Pourtant, on peut douter que la taille soit interprétée consciemment et volontairement comme une information sur l'avenir professionnel, par les femmes. Lors de la mise en couple, les femmes n'ont pas seulement à l'esprit la carrière de leur conjoint, ni même le désir de voir ce dernier s'y consacrer trop exclusivement. D'autres aptitudes tournées vers la sphère privée sont mises en balance. Or de ce point de vue, Nicolas Herpin, statistiques à l'appui, montre que les hommes de petite taille ne cumulent pas des traits, qui en feraient des compagnons plus difficiles à supporter dans la vie de couple, tant au niveau des traits physiques et des habitudes de vie. Le constat n'est pas défavorable aux hommes de petite taille : « Les hommes de petite taille ne se distinguent pas de ceux de taille moyenne ou des grands par une alimentation plus déséquilibrée, par une consommation plus élevée de boissons alcoolisées, par de l'obésité plus fréquente » (p 83)
S'ils n'apparaissent pas comme moins aptes à la vie de couple, les hommes de petite taille sont pourtant moins en couple.
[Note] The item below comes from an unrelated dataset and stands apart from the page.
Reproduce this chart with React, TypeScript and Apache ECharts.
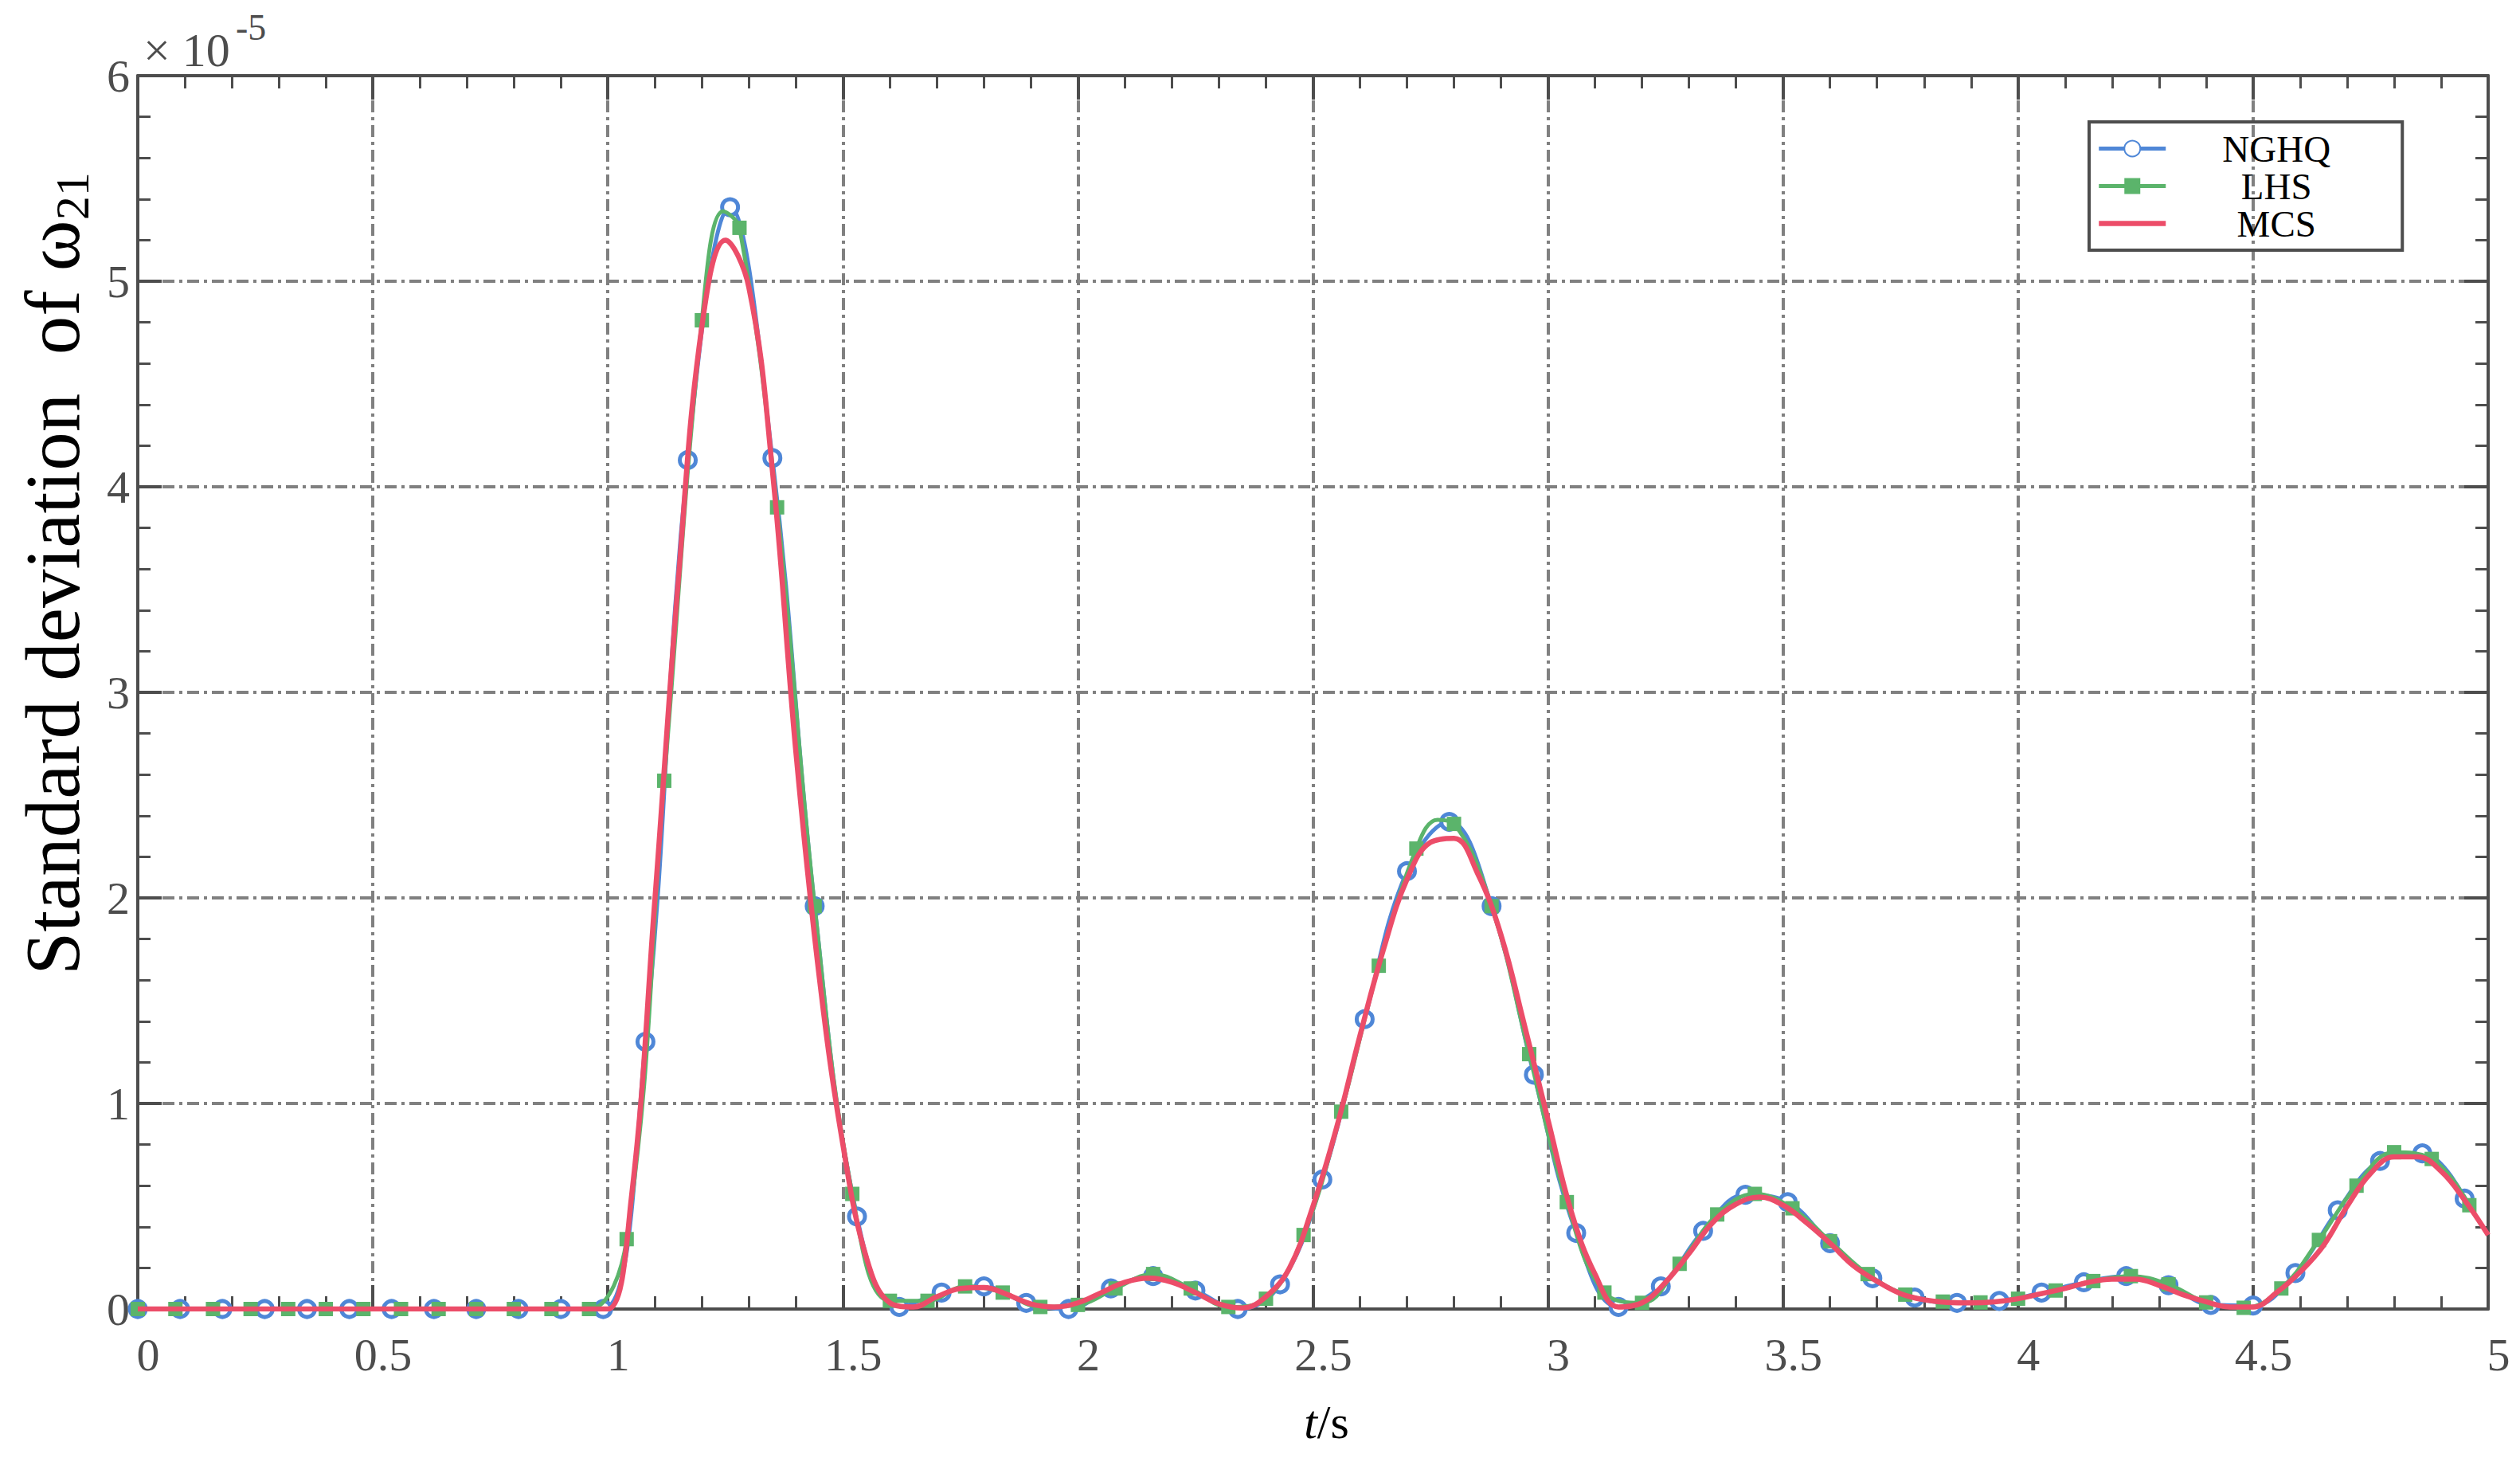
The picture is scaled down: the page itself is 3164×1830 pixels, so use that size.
import React, { useEffect, useRef } from "react";
import * as echarts from "echarts";

// ---- axis ranges / ticks ----
const X_MIN = 0;
const X_MAX = 5;
const X_STEP = 0.5;
const Y_MIN = 0;
const Y_MAX = 6;
const Y_STEP = 1;

// ---- series (values in units of 1e-5) ----
// MCS: sampled every 0.05 s
const MCS_STEP = 0.05;
const mcsValues = [
  0, 0, 0, 0, 0, 0, 0, 0, 0, 0, 0, 0, 0, 0, 0, 0, 0, 0, 0, 0, 0,
  0.54, 1.99, 3.55, 4.78, 5.2, 4.97, 4.08, 2.71, 1.61, 0.8,
  0.25, 0.03, 0.01, 0.06, 0.1, 0.105, 0.07, 0.025, 0.01, 0.03,
  0.08, 0.13, 0.15, 0.13, 0.08, 0.025, 0.005, 0.06, 0.2, 0.5,
  0.88, 1.33, 1.75, 2.09, 2.27, 2.29, 2.12, 1.82, 1.38, 0.92,
  0.47, 0.17, 0.01, 0.03, 0.13, 0.27, 0.42, 0.51, 0.545, 0.505,
  0.42, 0.32, 0.21, 0.135, 0.075, 0.045, 0.032, 0.03, 0.035, 0.05,
  0.075, 0.1, 0.13, 0.145, 0.145, 0.115, 0.07, 0.035, 0.01, 0.01,
  0.08, 0.18, 0.31, 0.5, 0.66, 0.74, 0.74, 0.67, 0.53, 0.36,
];

// NGHQ: markers every 0.09 s
const NGHQ_STEP = 0.09;
const nghqValues = [
  0, 0, 0, 0, 0, 0, 0, 0, 0, 0, 0, 0,
  1.3, 4.13, 5.36, 4.14, 1.96, 0.45, 0.01, 0.08, 0.11, 0.03,
  0.0, 0.1, 0.16, 0.09, 0.0, 0.12, 0.63, 1.41, 2.13, 2.37,
  1.96, 1.14, 0.37, 0.01, 0.11, 0.38, 0.556, 0.52, 0.32, 0.15,
  0.056, 0.03, 0.039, 0.08, 0.13, 0.16, 0.116, 0.02, 0.017, 0.175,
  0.48, 0.72, 0.757, 0.537,
];

// LHS: markers every 0.08 s
const LHS_STEP = 0.08;
const lhsValues = [
  0, 0, 0, 0, 0, 0, 0, 0, 0, 0, 0, 0, 0,
  0.34, 2.57, 4.81, 5.26, 3.9, 1.96, 0.56, 0.04, 0.04, 0.11,
  0.08, 0.01, 0.02, 0.1, 0.17, 0.1, 0.01, 0.05, 0.36, 0.96,
  1.67, 2.24, 2.36, 1.96, 1.24, 0.52, 0.08, 0.03, 0.22, 0.46,
  0.56, 0.49, 0.33, 0.17, 0.07, 0.036, 0.032, 0.05, 0.09, 0.136,
  0.16, 0.12, 0.032, 0.006, 0.1, 0.336, 0.6, 0.763, 0.73, 0.505,
];
// extra LHS curve points (no marker) at the curve's peaks
const lhsCurveT = [1.245, 2.765];
const lhsCurveV = [5.34, 2.38];

const legendNames = ["NGHQ", "LHS", "MCS"];
const COLORS = { NGHQ: "#4f87d7", LHS: "#5bb46b", MCS: "#ec4d69" };

const FONT = '"Liberation Serif", "Times New Roman", serif';
const AXIS_COLOR = "#4d4d4d";
const GRID_COLOR = "#808080";

const toPairs = (values: number[], step: number) =>
  values.map((v, i) => [+(i * step).toFixed(3), v]);

export default function App() {
  const ref = useRef<HTMLDivElement>(null);

  useEffect(() => {
    document.body.style.margin = "0";
    if (!ref.current) return;
    const chart = echarts.init(ref.current, undefined, { renderer: "svg" });

    const mcsData = toPairs(mcsValues, MCS_STEP);
    const nghqData = toPairs(nghqValues, NGHQ_STEP);
    const lhsMarkers = toPairs(lhsValues, LHS_STEP).map((p) => ({ value: p }));
    const lhsExtra = lhsCurveT.map((t, i) => ({ value: [t, lhsCurveV[i]], symbol: "none" }));
    const lhsData = [...lhsMarkers, ...lhsExtra].sort(
      (a: any, b: any) => a.value[0] - b.value[0]
    );

    const tickCommon = {
      axisLine: { show: true, onZero: false, lineStyle: { color: AXIS_COLOR, width: 4 } },
      axisTick: { show: true, inside: true, length: 30, lineStyle: { color: AXIS_COLOR, width: 4 } },
      minorTick: { show: true, splitNumber: 5, length: 16, lineStyle: { color: AXIS_COLOR, width: 3 } },
    };
    const gridLine = {
      show: true,
      lineStyle: { color: GRID_COLOR, width: 4, type: [15, 6, 4, 6] },
    };

    const option: any = {
      animation: false,
      backgroundColor: "#ffffff",
      grid: { left: 173, right: 40, top: 95, bottom: 187, containLabel: false, outerBoundsMode: "none" },
      xAxis: [
        {
          type: "value",
          min: X_MIN,
          max: X_MAX,
          interval: X_STEP,
          position: "bottom",
          ...tickCommon,
          splitLine: gridLine,
          axisLabel: {
            color: AXIS_COLOR,
            fontSize: 58,
            fontFamily: FONT,
            margin: 28,
            padding: [0, 0, 0, 26],
          },
          name: "{i|t}/s",
          nameLocation: "middle",
          nameGap: 112,
          nameTextStyle: {
            fontSize: 60,
            fontFamily: FONT,
            color: "#000",
            padding: [0, 0, 0, 34],
            rich: {
              i: { fontSize: 60, fontFamily: FONT, color: "#000", fontStyle: "italic" },
            },
          },
        },
        {
          type: "value",
          min: X_MIN,
          max: X_MAX,
          interval: X_STEP,
          position: "top",
          ...tickCommon,
          splitLine: { show: false },
          axisLabel: { show: false },
        },
      ],
      yAxis: [
        {
          type: "value",
          min: Y_MIN,
          max: Y_MAX,
          interval: Y_STEP,
          position: "left",
          ...tickCommon,
          splitLine: gridLine,
          axisLabel: { color: AXIS_COLOR, fontSize: 58, fontFamily: FONT, margin: 10 },
        },
        {
          type: "value",
          min: Y_MIN,
          max: Y_MAX,
          interval: Y_STEP,
          position: "right",
          ...tickCommon,
          splitLine: { show: false },
          axisLabel: { show: false },
        },
      ],
      legend: {
        data: [
          { name: legendNames[0] },
          { name: legendNames[1] },
          { name: legendNames[2], itemStyle: { opacity: 0 }, lineStyle: { width: 6.5 } },
        ],
        orient: "vertical",
        left: 2623,
        top: 153,
        padding: [10, 24, 10, 9],
        itemWidth: 84,
        itemHeight: 25,
        itemGap: 0,
        borderColor: AXIS_COLOR,
        borderWidth: 4,
        lineStyle: { width: 5 },
        formatter: (name: string) => `{a|${name}}`,
        textStyle: {
          fontSize: 47,
          fontFamily: FONT,
          color: "#000",
          rich: {
            a: { width: 268, align: "center", fontSize: 47, lineHeight: 50, fontFamily: FONT, color: "#000" },
          },
        },
      },
      graphic: [
        {
          type: "text",
          x: 180,
          y: 63,
          style: { text: "× 10", fontSize: 60, fontFamily: FONT, fill: AXIS_COLOR, align: "left", verticalAlign: "middle" },
        },
        {
          type: "text",
          x: 296,
          y: 34,
          style: { text: "-5", fontSize: 46, fontFamily: FONT, fill: AXIS_COLOR, align: "left", verticalAlign: "middle" },
        },
        {
          type: "text",
          x: 66,
          y: 720,
          rotation: Math.PI / 2,
          style: {
            text: "{a|Standard deviation  of ω}{b|21}",
            align: "center",
            verticalAlign: "middle",
            rich: {
              a: { fontSize: 97, fontFamily: FONT, fill: "#000", lineHeight: 110 },
              b: { fontSize: 60, fontFamily: FONT, fill: "#000", lineHeight: 76, verticalAlign: "bottom" },
            },
          },
        },
      ],
      series: [
        {
          name: "NGHQ",
          type: "line",
          data: nghqData,
          smooth: 0.4,
          symbol: "circle",
          symbolSize: 20,
          showSymbol: true,
          lineStyle: { color: COLORS.NGHQ, width: 5 },
          itemStyle: { color: "#ffffff", borderColor: COLORS.NGHQ, borderWidth: 5 },
          z: 2,
        },
        {
          name: "LHS",
          type: "line",
          data: lhsData,
          smooth: 0.4,
          symbol: "rect",
          symbolSize: 18,
          showSymbol: true,
          lineStyle: { color: COLORS.LHS, width: 5 },
          itemStyle: { color: COLORS.LHS },
          z: 3,
        },
        {
          name: "MCS",
          type: "line",
          data: mcsData,
          smooth: 0.4,
          symbol: "none",
          lineStyle: { color: COLORS.MCS, width: 6.5 },
          itemStyle: { color: COLORS.MCS },
          z: 4,
        },
      ],
    };

    chart.setOption(option);
    return () => chart.dispose();
  }, []);

  return (
    <div
      ref={ref}
      style={{ position: "absolute", left: 0, top: 0, width: 3164, height: 1830, background: "#fff" }}
    />
  );
}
Le retard dans la mise en couple s'explique par le fait que les hommes petits doivent présenter des compensations à leur petite taille, notamment en montrant davantage de maturité au moment de la formation du couple. « Dans le travail notamment, ils ont fait la preuve de leur sérieux et apparaissent comme apporteurs fiables de ressources. Ils sont alors en situation de compenser leur petite taille. Mais ils ont dû vieillir un peu plus que les grands avant de réussir à se mettre en couple. »
La norme sociale du couple physiquement bien assorti
La taille peut également influencer la mise en couple en raison de la norme sociale selon laquelle il doit y avoir un écart de taille entre l'homme et la femme, norme appelée par Nicolas Herpin «assortiment physique des couples. » « La norme sociale rend souhaitable que, dans le couple, l'homme soit plus grand que sa femme sans pour autant que l'écart ne soit ni trop faible ni trop fort » (p 86) En moyenne et dans le couple, l'homme est plus grand que la femme de 12 cm. Si elle n'est pas respectée, cette norme sociale donne lieu à des sanctions de type informel dans la vie courante. Le couple peut être gêné dans ses aspirations mondaines ou amicales et toute sa vie durant, s'attirer des sanctions (rires).
NB : Nicolas Herpin a consacré à la taille, outre l'article étudié dans cet article, un ouvrage entier dans la collection Repères. Le pouvoir des grands par Nicolas Herpin Coll. Repères, éd. La Découverte, 2006, 109 p., 8,50 euros.
Frédérique
[1] « La taille et le poids des Français », Économie et Statistique, n˚ 132, pp. 23-38.